5) Les combattants d’un week-end
Chez les filles, la -52kg de Yamanashi Gakuin, Yuwa Owaku. Un nom à sans doute retenir car elle a parfaitement joué son rôle de rampe de lancement avec un morote à gauche supersonique et un très fort o-uchi-gari. Gros mental aussi puisqu’elle remonte en finale un waza-ari sans jamais avoir donné l’impression de douter. Autre judokate qui a fait forte impression : la Vénézuélienne Elvismar Rodriguez, vice-championne panaméricaine 2018 en -70kg, étudiante depuis cette année à Tokai. Gros bras droit, elle met en 1/4 de finale un tani-otoshi qui enfonce son adversaire dans le tapis.
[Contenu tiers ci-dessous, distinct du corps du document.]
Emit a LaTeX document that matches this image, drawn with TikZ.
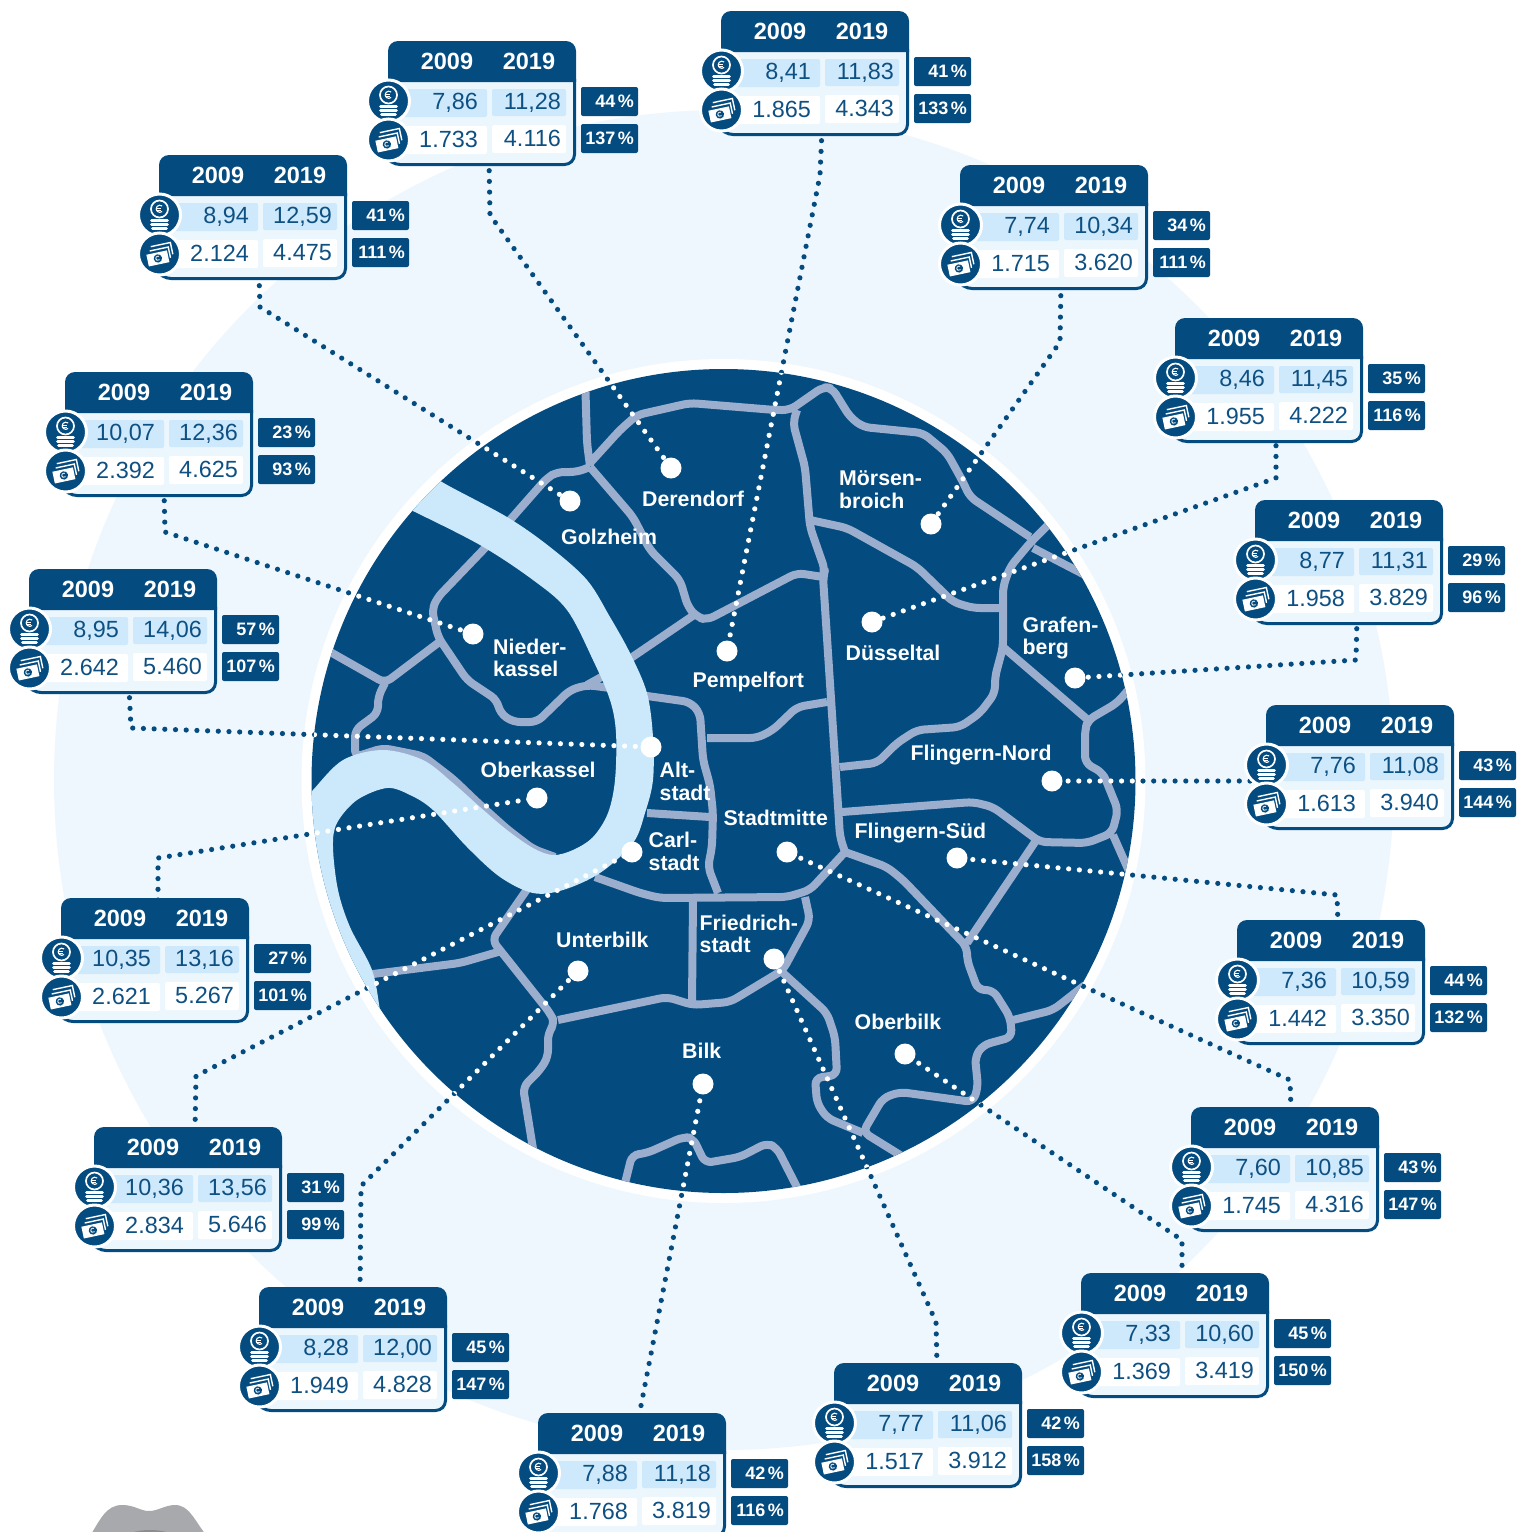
\documentclass[tikz,border=0pt]{standalone}
\usepackage{fontspec}
\setmainfont{Liberation Sans}
\definecolor{navy}{HTML}{044B7F}
\definecolor{halo}{HTML}{EEF7FE}
\definecolor{bodyc}{HTML}{EBF6FD}
\definecolor{cellc}{HTML}{CDE9FB}
\definecolor{river}{HTML}{CBE9FB}
\definecolor{street}{HTML}{9BAECE}
\definecolor{numc}{HTML}{0F5083}
\definecolor{blob}{HTML}{A7A9AC}
\tikzset{
  darkdots/.style={navy,line width=5.2pt,line cap=round,dash pattern=on 0pt off 10.7pt},
  whitedots/.style={white,line width=5.2pt,line cap=round,dash pattern=on 0pt off 10.7pt},
  streets/.style={street,line width=8pt,line join=round,rounded corners=7pt},
  pin/.style={circle,fill=white,minimum size=21pt,inner sep=0pt},
  place/.style={white,inner sep=0pt,anchor=north west,align=left,font=\fontsize{21.3}{22.7}\selectfont\bfseries},
  year/.style={white,inner sep=0pt,anchor=base,font=\fontsize{23.5}{23.5}\selectfont\bfseries},
  num/.style={numc,inner sep=0pt,anchor=base east,font=\fontsize{23.4}{24}\selectfont},
  pct/.style={white,inner sep=0pt,anchor=base east,font=\fontsize{18}{20}\selectfont\bfseries},
  badge/.style={fill=navy,rounded corners=2pt},
  iconring/.style={circle,fill=navy,draw=white,line width=3pt,minimum size=42pt,inner sep=0pt},
}
\newcommand\coinicon[2]{%
  \begin{scope}[shift={(#1,#2)}]
    \draw[white,line width=1.7pt] (0,-6) circle (8.5pt);
    \draw[white,line width=1.1pt] (2.6,-9) arc (50:310:3.6pt);
    \draw[white,line width=.9pt] (-3.6,-6.8)--(1,-6.8) (-3.6,-5)--(1,-5);
    \draw[white,line width=2.8pt,line cap=round] (-8,5.5)--(8,5.5) (-8,9.5)--(8,9.5) (-7,13.5)--(7,13.5);
  \end{scope}}
\newcommand\cashicon[2]{%
  \begin{scope}[shift={(#1,#2)},rotate=12]
    \draw[white,line width=1.4pt] (-7,-9)--(13,-9)--(13,3) (-9,-5)--(10,-5)--(10,6);
    \fill[white] (-13,-2) rectangle (8,10);
    \fill[navy] (-2.5,4) circle (4.2pt);
    \draw[white,line width=.8pt] (-1,2.2) arc (50:310:2.2pt);
  \end{scope}}
\newcommand\databox[9]{%
  \begin{scope}[shift={(#2,#3)}]
    \fill[bodyc] (6,40) rectangle (186,123);
    \draw[navy,line width=3pt,rounded corners=10pt] (186.5,38)--(186.5,123.5)--(2,123.5)--(0,120);
    \fill[navy] (0,41) [rounded corners=10pt] -- (0,0) -- (188,0) [sharp corners] -- (188,41) -- cycle;
    \fill[cellc,rounded corners=2pt] (15,48) rectangle (99,76) (104,48) rectangle (178,75);
    \fill[white,rounded corners=2pt] (15,85) rectangle (99,113) (104,84) rectangle (178,112);
    \fill[badge] (193,46) rectangle (250,75);
    \fill[badge] (193,83) rectangle (250,112);
    \node[year] (#1y1) at (59,28.5) {2009};
    \node[year] (#1y2) at (141,28.5) {2019};
    \node[num] (#1a) at (90,68.5) {#4};
    \node[num] (#1b) at (173,68) {#5};
    \node[num] (#1c) at (90,106) {#6};
    \node[num] (#1d) at (173,105) {#7};
    \node[pct] (#1p) at (246,66.5) {#8\kern2.5pt\%};
    \node[pct] (#1q) at (246,103.5) {#9\kern2.5pt\%};
    \node[iconring] (#1coin) at (0.5,60) {};
    \coinicon{0.5}{60}
    \node[iconring] (#1cash) at (0.5,99) {};
    \cashicon{0.5}{99}
  \end{scope}}
\newcommand\allconnectors[1]{%
  \draw[#1] (s1)--(t1)--(cPem);
  \draw[#1] (s2)--(t2)--(cDer);
  \draw[#1] (s3)--(t3)--(cGol);
  \draw[#1] (s4)--(t4)--(cMoe);
  \draw[#1] (s5)--(t5)--(cDue);
  \draw[#1] (s6)--(t6)--(cNie);
  \draw[#1] (s7)--(t7)--(cGra);
  \draw[#1] (s8)--(t8)--(cAlt);
  \draw[#1] (s9)--(cFlN);
  \draw[#1] (s10)--(t10)--(cObk);
  \draw[#1] (s11)--(t11)--(cFlS);
  \draw[#1] (s12)--(t12)--(cSta);
  \draw[#1] (s13)--(t13)--(cCar);
  \draw[#1] (s14)--(t14)--(cOlk);
  \draw[#1] (s15)--(t15)--(cUnt);
  \draw[#1] (s16)--(t16)--(cFri);
  \draw[#1] (s17)--(cBil);
}
\begin{document}
\begin{tikzpicture}[x=1pt,y=-1pt]
\useasboundingbox (0,0) rectangle (1517,1532);
\fill[white] (0,0) rectangle (1517,1532);
\fill[halo] (724,780) circle (670pt);
\fill[white] (723.5,781) circle (422pt);
% pin positions
\coordinate (cPem) at (727,651); \coordinate (cDer) at (671,468);
\coordinate (cGol) at (570,501); \coordinate (cMoe) at (931,524);
\coordinate (cDue) at (872,622); \coordinate (cNie) at (473,634);
\coordinate (cGra) at (1075,678); \coordinate (cAlt) at (651,747);
\coordinate (cFlN) at (1052,781); \coordinate (cObk) at (537,798);
\coordinate (cFlS) at (957,858); \coordinate (cSta) at (787,852);
\coordinate (cCar) at (632,852); \coordinate (cOlk) at (905,1054);
\coordinate (cUnt) at (578,971); \coordinate (cFri) at (774,959);
\coordinate (cBil) at (703,1084);
% connector ends and bends
\coordinate (s1) at (822,130); \coordinate (t1) at (820,175);
\coordinate (s2) at (489,160); \coordinate (t2) at (490,215);
\coordinate (s3) at (259,275); \coordinate (t3) at (260,307);
\coordinate (s4) at (1061,285); \coordinate (t4) at (1060,342);
\coordinate (s5) at (1276,435); \coordinate (t5) at (1276,478);
\coordinate (s6) at (164,490); \coordinate (t6) at (165,532);
\coordinate (s7) at (1357,618); \coordinate (t7) at (1356,660);
\coordinate (s8) at (129,687); \coordinate (t8) at (131,728);
\coordinate (s9) at (1250,781);
\coordinate (s10) at (158,900); \coordinate (t10) at (158,858);
\coordinate (s11) at (1338,925); \coordinate (t11) at (1337,895);
\coordinate (s12) at (1291,1110); \coordinate (t12) at (1290,1080);
\coordinate (s13) at (195,1130); \coordinate (t13) at (196,1076);
\coordinate (s14) at (1182,1276); \coordinate (t14) at (1182,1240);
\coordinate (s15) at (360,1290); \coordinate (t15) at (361,1186);
\coordinate (s16) at (937,1366); \coordinate (t16) at (936,1322);
\coordinate (s17) at (639,1416);
\allconnectors{darkdots}
% map
\fill[navy] (723.5,781) circle (412pt);
\begin{scope}
  \clip (723.5,781) circle (412pt);
  \draw[streets]
    (585,375)--(587,443)--(590,466)
    (590,467)--(577,472)--(557,472)--(547,478)--(510,520)--(485,548)--(437,598)--(432,610)--(438,637)--(467,680)--(497,700)--(500,713)--(513,722)--(537,722)--(570,690)--(587,685)--(610,688)
    (587,685)--(605,675)
    (640,695)--(690,702)--(700,713)--(703,760)--(710,785)--(713,813)--(712,847)--(708,867)--(718,893)
    (590,467)--(633,517)--(650,550)--(680,580)--(688,607)--(697,617)--(707,620)--(730,608)--(797,573)--(823,577)
    (694,615)--(625,662)
    (590,463)--(620,430)--(637,415)--(690,403)--(775,410)--(790,410)--(823,387)--(832,388)--(850,417)--(863,427)--(923,433)--(947,453)--(962,480)--(970,497)--(1030,537)
    (797,410)--(793,423)--(805,467)--(810,527)--(825,570)--(823,577)--(837,790)--(840,837)--(845,852)
    (810,520)--(847,528)--(917,567)--(953,602)--(973,608)--(1003,608)
    (1050,523)--(1030,543)--(1010,567)--(1003,587)--(1003,647)--(995,677)--(995,693)--(980,713)--(960,727)--(917,730)--(897,743)--(877,763)--(840,767)
    (1033,548)--(1085,575)
    (1003,647)--(1088,720)
    (1130,688)--(1117,703)--(1088,720)--(1085,730)--(1085,763)--(1103,773)--(1118,810)--(1112,833)--(1087,843)--(1040,842)--(993,807)--(973,802)--(842,812)
    (1113,835)--(1132,878)
    (1035,842)--(967,943)
    (845,852)--(887,867)--(903,880)--(967,947)--(967,960)--(978,990)--(993,990)--(1010,1017)--(1012,1037)--(983,1045)--(975,1057)--(978,1087)--(973,1102)--(900,1092)--(883,1098)--(863,1132)--(905,1158)
    (1013,1020)--(1053,1010)--(1085,985)
    (782,972)--(827,1013)--(835,1037)--(837,1075)--(815,1078)--(817,1103)--(827,1118)--(863,1133)
    (845,852)--(810,890)--(787,897)--(660,898)--(640,893)--(595,877)
    (805,897)--(810,920)--(783,970)--(730,1002)--(693,1005)--(667,997)--(558,1020)
    (693,900)--(692,1003)
    (530,885)--(492,940)--(550,1013)--(555,1023)--(548,1033)--(548,1057)--(540,1070)--(523,1087)--(534,1155)
    (498,952)--(460,963)--(365,975)
    (622,1195)--(632,1155)--(647,1153)--(683,1137)--(693,1138)--(705,1163)--(740,1157)--(767,1143)--(777,1148)--(802,1197)
    (325,649)--(385,683)--(438,643)
    (385,683)--(378,697)--(378,713)--(355,730)--(355,757)--(383,748)--(423,756)--(453,779)--(477,802)--(507,829)--(533,849)--(555,857)
    (647,813)--(710,817)
    (707,738)--(757,738)--(773,730)--(797,707)--(827,702);
  \fill[river]
    plot[smooth,tension=.55] coordinates {(430,470) (442,482) (507,517) (550,547) (587,580) (610,617) (630,653) (647,693) (653,737) (653,780) (645,813) (633,843) (600,873) (563,890) (533,893) (500,877) (467,847) (433,810) (410,795) (387,788) (357,800) (337,823) (333,847) (338,890) (350,927) (372,970) (380,1010) (385,1040)}
    -- (290,1040) -- (290,800)
    -- plot[smooth,tension=.55] coordinates {(300,805) (313,790) (343,760) (383,750) (423,760) (453,783) (480,807) (507,830) (533,848) (553,855) (573,850) (593,837) (608,813) (615,780) (616,733) (610,700) (593,660) (567,610) (533,580) (480,545) (413,511) (400,505)}
    -- cycle;
  \allconnectors{whitedots}
\end{scope}
% pins
\node[pin] (nPem) at (cPem) {}; \node[pin] (nDer) at (cDer) {};
\node[pin] (nGol) at (cGol) {}; \node[pin] (nMoe) at (cMoe) {};
\node[pin] (nDue) at (cDue) {}; \node[pin] (nNie) at (cNie) {};
\node[pin] (nGra) at (cGra) {}; \node[pin] (nAlt) at (cAlt) {};
\node[pin] (nFlN) at (cFlN) {}; \node[pin] (nObk) at (cObk) {};
\node[pin] (nFlS) at (cFlS) {}; \node[pin] (nSta) at (cSta) {};
\node[pin] (nCar) at (cCar) {}; \node[pin] (nOlk) at (cOlk) {};
\node[pin] (nUnt) at (cUnt) {}; \node[pin] (nFri) at (cFri) {};
\node[pin] (nBil) at (cBil) {};
% place names
\node[place] (lDer) at (642,491) {Derendorf};
\node[place] (lGol) at (561,529) {Golzheim};
\node[place] (lNie) at (493,638.5) {Nieder-\\kassel};
\node[place] (lMoe) at (839,471) {Mörsen-\\broich};
\node[place] (lDue) at (845.5,645) {Düsseltal};
\node[place] (lGra) at (1022.5,616.5) {Grafen-\\berg};
\node[place] (lPem) at (692.5,671.5) {Pempelfort};
\node[place] (lObk) at (480.5,762) {Oberkassel};
\node[place] (lAlt) at (659.5,762) {Alt-\\stadt};
\node[place] (lFlN) at (910.5,744.5) {Flingern-Nord};
\node[place] (lSta) at (723.5,810) {Stadtmitte};
\node[place] (lFlS) at (854.5,822.5) {Flingern-Süd};
\node[place] (lCar) at (648.5,832) {Carl-\\stadt};
\node[place] (lUnt) at (556,932) {Unterbilk};
\node[place] (lFri) at (699.5,914.5) {Friedrich-\\stadt};
\node[place] (lOlk) at (854.5,1013.5) {Oberbilk};
\node[place] (lBil) at (682,1043) {Bilk};
% boxes
\databox{a}{721}{11}{8,41}{11,83}{1.865}{4.343}{41}{133}
\databox{b}{388}{41}{7,86}{11,28}{1.733}{4.116}{44}{137}
\databox{c}{159}{155}{8,94}{12,59}{2.124}{4.475}{41}{111}
\databox{d}{960}{165}{7,74}{10,34}{1.715}{3.620}{34}{111}
\databox{e}{1175}{318}{8,46}{11,45}{1.955}{4.222}{35}{116}
\databox{f}{65}{372}{10,07}{12,36}{2.392}{4.625}{23}{93}
\databox{g}{1255}{500}{8,77}{11,31}{1.958}{3.829}{29}{96}
\databox{h}{29}{569}{8,95}{14,06}{2.642}{5.460}{57}{107}
\databox{i}{1266}{705}{7,76}{11,08}{1.613}{3.940}{43}{144}
\databox{j}{61}{898}{10,35}{13,16}{2.621}{5.267}{27}{101}
\databox{k}{1237}{920}{7,36}{10,59}{1.442}{3.350}{44}{132}
\databox{l}{1191}{1107}{7,60}{10,85}{1.745}{4.316}{43}{147}
\databox{m}{94}{1127}{10,36}{13,56}{2.834}{5.646}{31}{99}
\databox{n}{1081}{1273}{7,33}{10,60}{1.369}{3.419}{45}{150}
\databox{o}{259}{1287}{8,28}{12,00}{1.949}{4.828}{45}{147}
\databox{p}{834}{1363}{7,77}{11,06}{1.517}{3.912}{42}{158}
\databox{q}{538}{1413}{7,88}{11,18}{1.768}{3.819}{42}{116}
% grey shape at the lower edge
\fill[blob] (90,1536) .. controls (100,1520) and (106,1505) .. (122,1505)
  .. controls (135,1505) and (140,1511) .. (149,1511)
  .. controls (158,1511) and (165,1505) .. (175,1505)
  .. controls (190,1505) and (195,1522) .. (207,1536) -- cycle;
\fill[black!45] (125,1536) .. controls (135,1528) and (165,1528) .. (175,1536) -- cycle;
\end{tikzpicture}
\end{document}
Chez les masculins des noms plus connus : il y a bien sûr Takeshi Sasaki, héros malheureux mais qui dégage une puissance et une confiance au service d’un judo très varié qui fera de lui un prétendant très sérieux à une titularisation en -81kg pour le Japon en vue des JO à la maison. Il y aussi le « beau gosse » Kentaro Iida qui a confirmé, après un Zen Nihon réussi, qu’il revenait très en forme. Le -100kg de Kokushikan, vainqueur du Grand Chelem de Paris 2017 a satellisé tous ses adversaires avec son uchi-mata très pur. Nouveauté dans son judo : un morote-seoi-nage déjà très fort. Des noms moins connus mais à suivre : Kiyotaka Sekine (un -100kg qui vient de s’imposer à la Coupe d’Europe juniors d’Autriche) et Goki Tajima (champion du monde juniors 2017 en -90kg).
Mais au-delà des noms, si ce n’est pas une surprise pour les connaisseurs et amateurs du judo nippon, la densité de combattants « forts » au pays du Soleil-Levant, en particulier le dimanche, laisse tout de même une impression de vertige.